**TASK DETAILS**
Without the pictures, output the lines of the material from the very first through the one that holds "const panelTitles = ['(a)".

**RECORD EXTRACTS**
+ + + + +

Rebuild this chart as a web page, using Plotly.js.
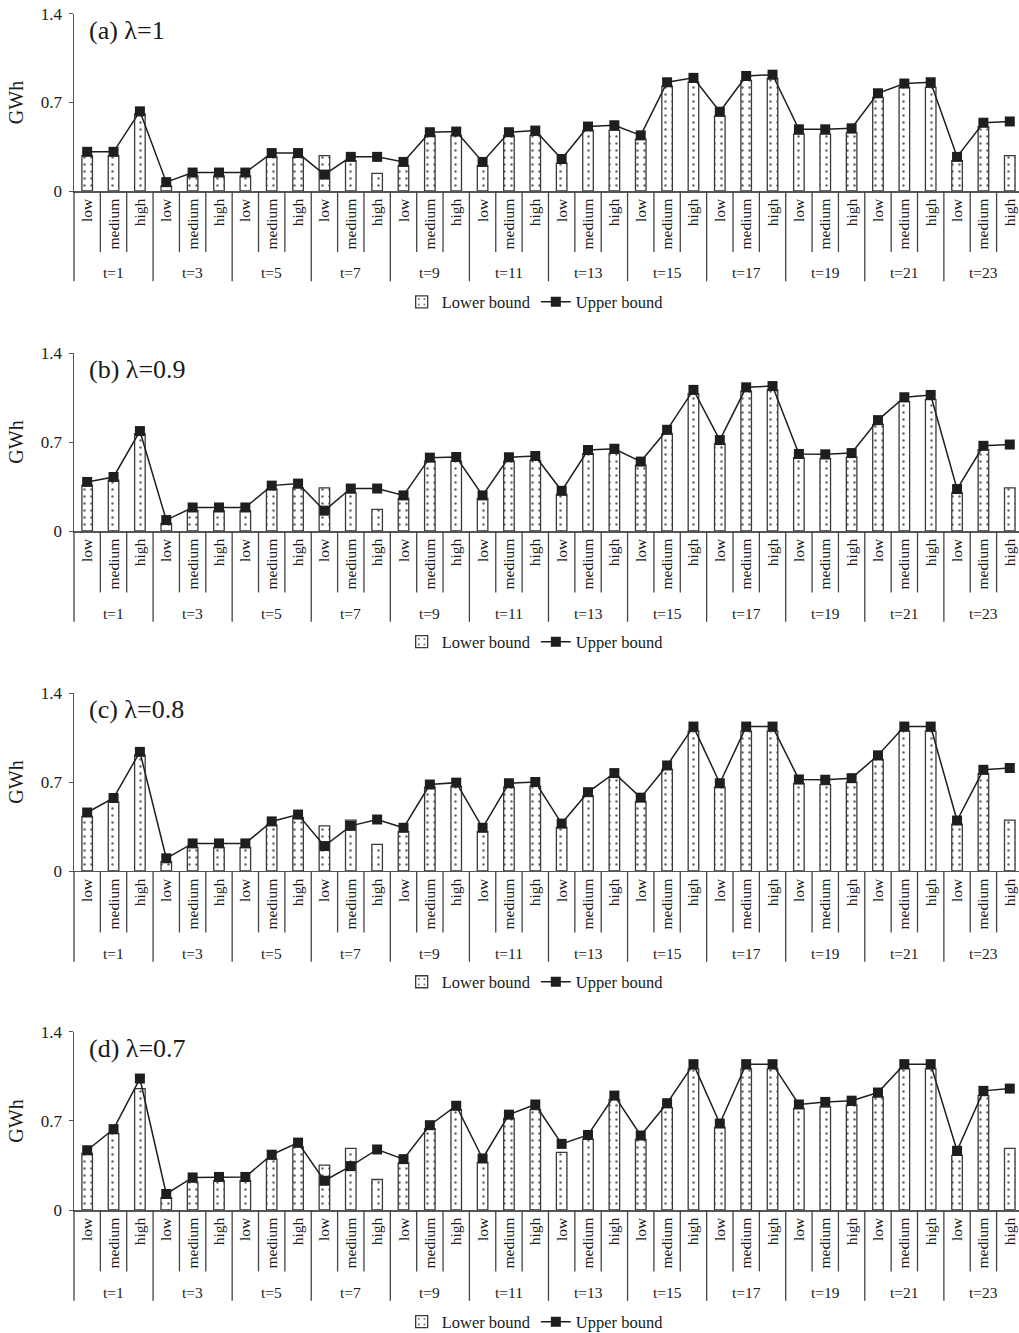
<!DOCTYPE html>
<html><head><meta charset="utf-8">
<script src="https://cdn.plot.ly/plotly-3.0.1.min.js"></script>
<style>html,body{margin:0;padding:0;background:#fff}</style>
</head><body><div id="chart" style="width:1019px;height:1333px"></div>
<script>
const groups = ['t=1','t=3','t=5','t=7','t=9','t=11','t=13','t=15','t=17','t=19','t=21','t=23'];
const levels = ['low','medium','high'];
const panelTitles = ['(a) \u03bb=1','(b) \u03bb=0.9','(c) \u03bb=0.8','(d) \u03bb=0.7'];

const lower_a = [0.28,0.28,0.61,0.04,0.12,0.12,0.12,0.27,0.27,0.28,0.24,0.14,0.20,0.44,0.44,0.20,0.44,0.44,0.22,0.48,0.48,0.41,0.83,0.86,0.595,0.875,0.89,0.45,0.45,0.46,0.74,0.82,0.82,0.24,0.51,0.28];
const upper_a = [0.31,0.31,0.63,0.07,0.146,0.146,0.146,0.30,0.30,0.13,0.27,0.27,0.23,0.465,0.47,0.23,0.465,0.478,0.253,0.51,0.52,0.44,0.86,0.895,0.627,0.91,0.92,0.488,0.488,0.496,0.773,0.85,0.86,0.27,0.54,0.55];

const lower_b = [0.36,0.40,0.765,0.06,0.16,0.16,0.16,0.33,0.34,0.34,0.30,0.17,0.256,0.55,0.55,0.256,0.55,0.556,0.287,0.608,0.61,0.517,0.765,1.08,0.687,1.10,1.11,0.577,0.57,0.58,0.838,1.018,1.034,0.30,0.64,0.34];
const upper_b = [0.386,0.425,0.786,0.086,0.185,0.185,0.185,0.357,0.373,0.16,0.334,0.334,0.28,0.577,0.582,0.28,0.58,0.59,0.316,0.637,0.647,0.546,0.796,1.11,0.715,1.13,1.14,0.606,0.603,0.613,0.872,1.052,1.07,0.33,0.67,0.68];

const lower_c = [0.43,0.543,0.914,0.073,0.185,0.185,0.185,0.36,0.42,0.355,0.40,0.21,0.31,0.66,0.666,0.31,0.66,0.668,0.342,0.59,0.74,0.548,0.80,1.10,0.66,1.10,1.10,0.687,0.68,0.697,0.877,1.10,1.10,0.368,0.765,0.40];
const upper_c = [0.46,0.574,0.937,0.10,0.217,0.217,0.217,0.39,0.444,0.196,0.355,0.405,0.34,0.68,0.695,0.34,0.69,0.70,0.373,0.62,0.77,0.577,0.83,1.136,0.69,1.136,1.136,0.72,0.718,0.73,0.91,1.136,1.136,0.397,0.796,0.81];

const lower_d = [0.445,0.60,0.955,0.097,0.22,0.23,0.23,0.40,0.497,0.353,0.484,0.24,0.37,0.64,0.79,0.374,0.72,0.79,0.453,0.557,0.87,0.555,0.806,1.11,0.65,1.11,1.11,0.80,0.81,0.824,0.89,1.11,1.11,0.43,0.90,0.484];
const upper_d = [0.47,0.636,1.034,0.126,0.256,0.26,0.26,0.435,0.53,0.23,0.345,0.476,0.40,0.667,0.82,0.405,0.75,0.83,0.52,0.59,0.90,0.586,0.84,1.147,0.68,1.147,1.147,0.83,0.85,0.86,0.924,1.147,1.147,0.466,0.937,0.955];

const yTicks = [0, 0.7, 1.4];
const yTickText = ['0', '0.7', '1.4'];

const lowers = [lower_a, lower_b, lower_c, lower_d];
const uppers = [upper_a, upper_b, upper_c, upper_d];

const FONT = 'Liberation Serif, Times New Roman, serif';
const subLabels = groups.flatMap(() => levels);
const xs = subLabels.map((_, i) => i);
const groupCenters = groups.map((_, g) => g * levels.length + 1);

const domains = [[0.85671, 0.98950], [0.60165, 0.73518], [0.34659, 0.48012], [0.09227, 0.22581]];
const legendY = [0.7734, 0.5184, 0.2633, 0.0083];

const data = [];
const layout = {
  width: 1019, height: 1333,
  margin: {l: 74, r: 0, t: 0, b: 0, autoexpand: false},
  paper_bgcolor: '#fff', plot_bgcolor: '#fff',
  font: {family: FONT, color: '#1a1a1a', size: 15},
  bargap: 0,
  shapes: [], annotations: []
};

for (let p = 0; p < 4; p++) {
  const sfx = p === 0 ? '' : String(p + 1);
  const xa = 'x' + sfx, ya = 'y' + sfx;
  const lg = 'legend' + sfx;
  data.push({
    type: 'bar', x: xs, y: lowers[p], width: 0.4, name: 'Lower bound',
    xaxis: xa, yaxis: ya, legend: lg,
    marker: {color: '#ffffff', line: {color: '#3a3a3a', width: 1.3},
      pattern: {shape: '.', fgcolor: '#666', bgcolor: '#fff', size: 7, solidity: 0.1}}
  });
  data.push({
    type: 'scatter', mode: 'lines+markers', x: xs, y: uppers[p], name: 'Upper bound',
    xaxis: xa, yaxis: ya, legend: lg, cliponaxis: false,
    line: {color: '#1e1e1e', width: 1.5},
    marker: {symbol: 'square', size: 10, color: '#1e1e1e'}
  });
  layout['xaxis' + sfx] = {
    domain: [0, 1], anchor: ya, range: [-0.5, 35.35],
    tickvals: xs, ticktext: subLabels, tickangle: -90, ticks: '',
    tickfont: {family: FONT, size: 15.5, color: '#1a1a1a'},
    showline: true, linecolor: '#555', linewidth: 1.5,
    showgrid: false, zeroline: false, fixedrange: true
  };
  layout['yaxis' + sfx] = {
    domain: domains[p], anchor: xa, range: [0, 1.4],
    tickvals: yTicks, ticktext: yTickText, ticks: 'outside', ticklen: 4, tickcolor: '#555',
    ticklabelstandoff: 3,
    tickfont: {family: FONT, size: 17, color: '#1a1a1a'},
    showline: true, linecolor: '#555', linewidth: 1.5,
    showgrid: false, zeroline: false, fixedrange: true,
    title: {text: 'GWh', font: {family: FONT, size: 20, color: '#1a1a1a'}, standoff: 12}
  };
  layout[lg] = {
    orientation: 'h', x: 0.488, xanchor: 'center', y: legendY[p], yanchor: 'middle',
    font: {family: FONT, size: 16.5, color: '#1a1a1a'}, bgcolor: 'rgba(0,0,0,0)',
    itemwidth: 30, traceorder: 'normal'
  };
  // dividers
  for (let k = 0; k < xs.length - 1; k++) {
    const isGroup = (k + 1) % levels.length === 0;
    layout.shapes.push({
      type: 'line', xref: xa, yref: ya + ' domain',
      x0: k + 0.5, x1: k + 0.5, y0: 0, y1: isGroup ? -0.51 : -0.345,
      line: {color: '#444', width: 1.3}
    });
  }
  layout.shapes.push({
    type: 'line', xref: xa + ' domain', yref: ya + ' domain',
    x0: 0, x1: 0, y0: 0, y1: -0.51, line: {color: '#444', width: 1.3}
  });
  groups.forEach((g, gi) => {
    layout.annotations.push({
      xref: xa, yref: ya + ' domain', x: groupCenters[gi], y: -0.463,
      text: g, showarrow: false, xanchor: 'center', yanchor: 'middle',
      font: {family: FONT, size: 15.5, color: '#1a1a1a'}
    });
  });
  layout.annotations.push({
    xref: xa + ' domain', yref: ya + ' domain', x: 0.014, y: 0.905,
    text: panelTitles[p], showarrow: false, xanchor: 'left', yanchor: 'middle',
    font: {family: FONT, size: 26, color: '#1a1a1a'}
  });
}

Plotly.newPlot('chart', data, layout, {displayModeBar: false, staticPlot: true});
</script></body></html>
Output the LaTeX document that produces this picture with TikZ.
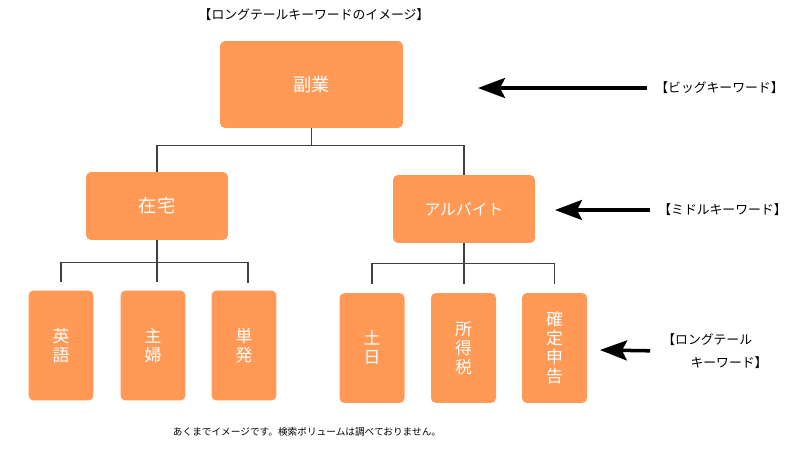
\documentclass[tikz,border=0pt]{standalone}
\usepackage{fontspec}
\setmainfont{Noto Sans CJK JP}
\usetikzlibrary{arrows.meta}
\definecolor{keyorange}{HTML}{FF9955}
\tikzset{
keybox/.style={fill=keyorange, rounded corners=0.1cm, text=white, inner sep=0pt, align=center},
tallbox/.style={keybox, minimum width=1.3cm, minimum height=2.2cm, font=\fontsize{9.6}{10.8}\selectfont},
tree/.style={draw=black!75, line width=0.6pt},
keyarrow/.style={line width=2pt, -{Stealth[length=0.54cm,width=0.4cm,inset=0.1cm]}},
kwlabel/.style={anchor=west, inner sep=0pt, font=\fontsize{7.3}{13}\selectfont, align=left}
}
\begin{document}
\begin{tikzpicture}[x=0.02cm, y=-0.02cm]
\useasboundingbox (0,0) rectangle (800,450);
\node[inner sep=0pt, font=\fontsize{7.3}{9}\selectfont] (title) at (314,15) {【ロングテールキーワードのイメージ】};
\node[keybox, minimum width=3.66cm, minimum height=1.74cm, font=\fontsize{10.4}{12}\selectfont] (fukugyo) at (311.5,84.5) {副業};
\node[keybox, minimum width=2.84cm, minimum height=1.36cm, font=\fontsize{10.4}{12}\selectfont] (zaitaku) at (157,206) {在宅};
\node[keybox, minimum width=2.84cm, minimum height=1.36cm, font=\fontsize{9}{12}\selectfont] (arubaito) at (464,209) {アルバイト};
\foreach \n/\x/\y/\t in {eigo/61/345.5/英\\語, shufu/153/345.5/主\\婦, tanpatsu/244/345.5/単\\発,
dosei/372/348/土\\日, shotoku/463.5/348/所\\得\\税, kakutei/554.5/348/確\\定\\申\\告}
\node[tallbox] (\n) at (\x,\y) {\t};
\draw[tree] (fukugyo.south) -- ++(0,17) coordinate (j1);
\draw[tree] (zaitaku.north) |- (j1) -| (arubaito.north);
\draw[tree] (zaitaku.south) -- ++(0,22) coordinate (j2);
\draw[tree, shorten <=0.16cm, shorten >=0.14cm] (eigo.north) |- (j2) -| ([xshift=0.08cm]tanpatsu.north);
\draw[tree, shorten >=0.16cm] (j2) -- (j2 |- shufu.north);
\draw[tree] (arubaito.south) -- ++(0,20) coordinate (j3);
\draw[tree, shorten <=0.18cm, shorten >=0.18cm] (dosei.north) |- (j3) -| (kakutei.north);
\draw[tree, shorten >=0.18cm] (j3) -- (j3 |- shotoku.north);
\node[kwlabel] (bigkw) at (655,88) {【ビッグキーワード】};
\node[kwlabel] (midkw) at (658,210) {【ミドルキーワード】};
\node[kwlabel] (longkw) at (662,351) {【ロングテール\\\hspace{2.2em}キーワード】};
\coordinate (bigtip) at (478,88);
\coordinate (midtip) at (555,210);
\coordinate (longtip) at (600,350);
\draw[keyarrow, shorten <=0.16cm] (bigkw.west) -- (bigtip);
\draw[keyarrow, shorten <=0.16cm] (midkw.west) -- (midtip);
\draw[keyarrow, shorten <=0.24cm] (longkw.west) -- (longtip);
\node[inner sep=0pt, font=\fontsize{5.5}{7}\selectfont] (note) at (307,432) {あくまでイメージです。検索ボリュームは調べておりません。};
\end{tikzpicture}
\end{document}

+ + + + +

**SOLUTION FOR THIS PROBLEM**
Rebuild this chart as a web page, using Plotly.js.
<!DOCTYPE html>
<html><head><meta charset="utf-8">
<script src="https://cdn.plot.ly/plotly-3.0.1.min.js"></script>
<style>html,body{margin:0;padding:0;background:#fff}</style>
</head><body><div id="chart" style="width:1019px;height:1333px"></div>
<script>
const groups = ['t=1','t=3','t=5','t=7','t=9','t=11','t=13','t=15','t=17','t=19','t=21','t=23'];
const levels = ['low','medium','high'];
const panelTitles = ['(a) \u03bb=1','(b) \u03bb=0.9','(c) \u03bb=0.8','(d) \u03bb=0.7'];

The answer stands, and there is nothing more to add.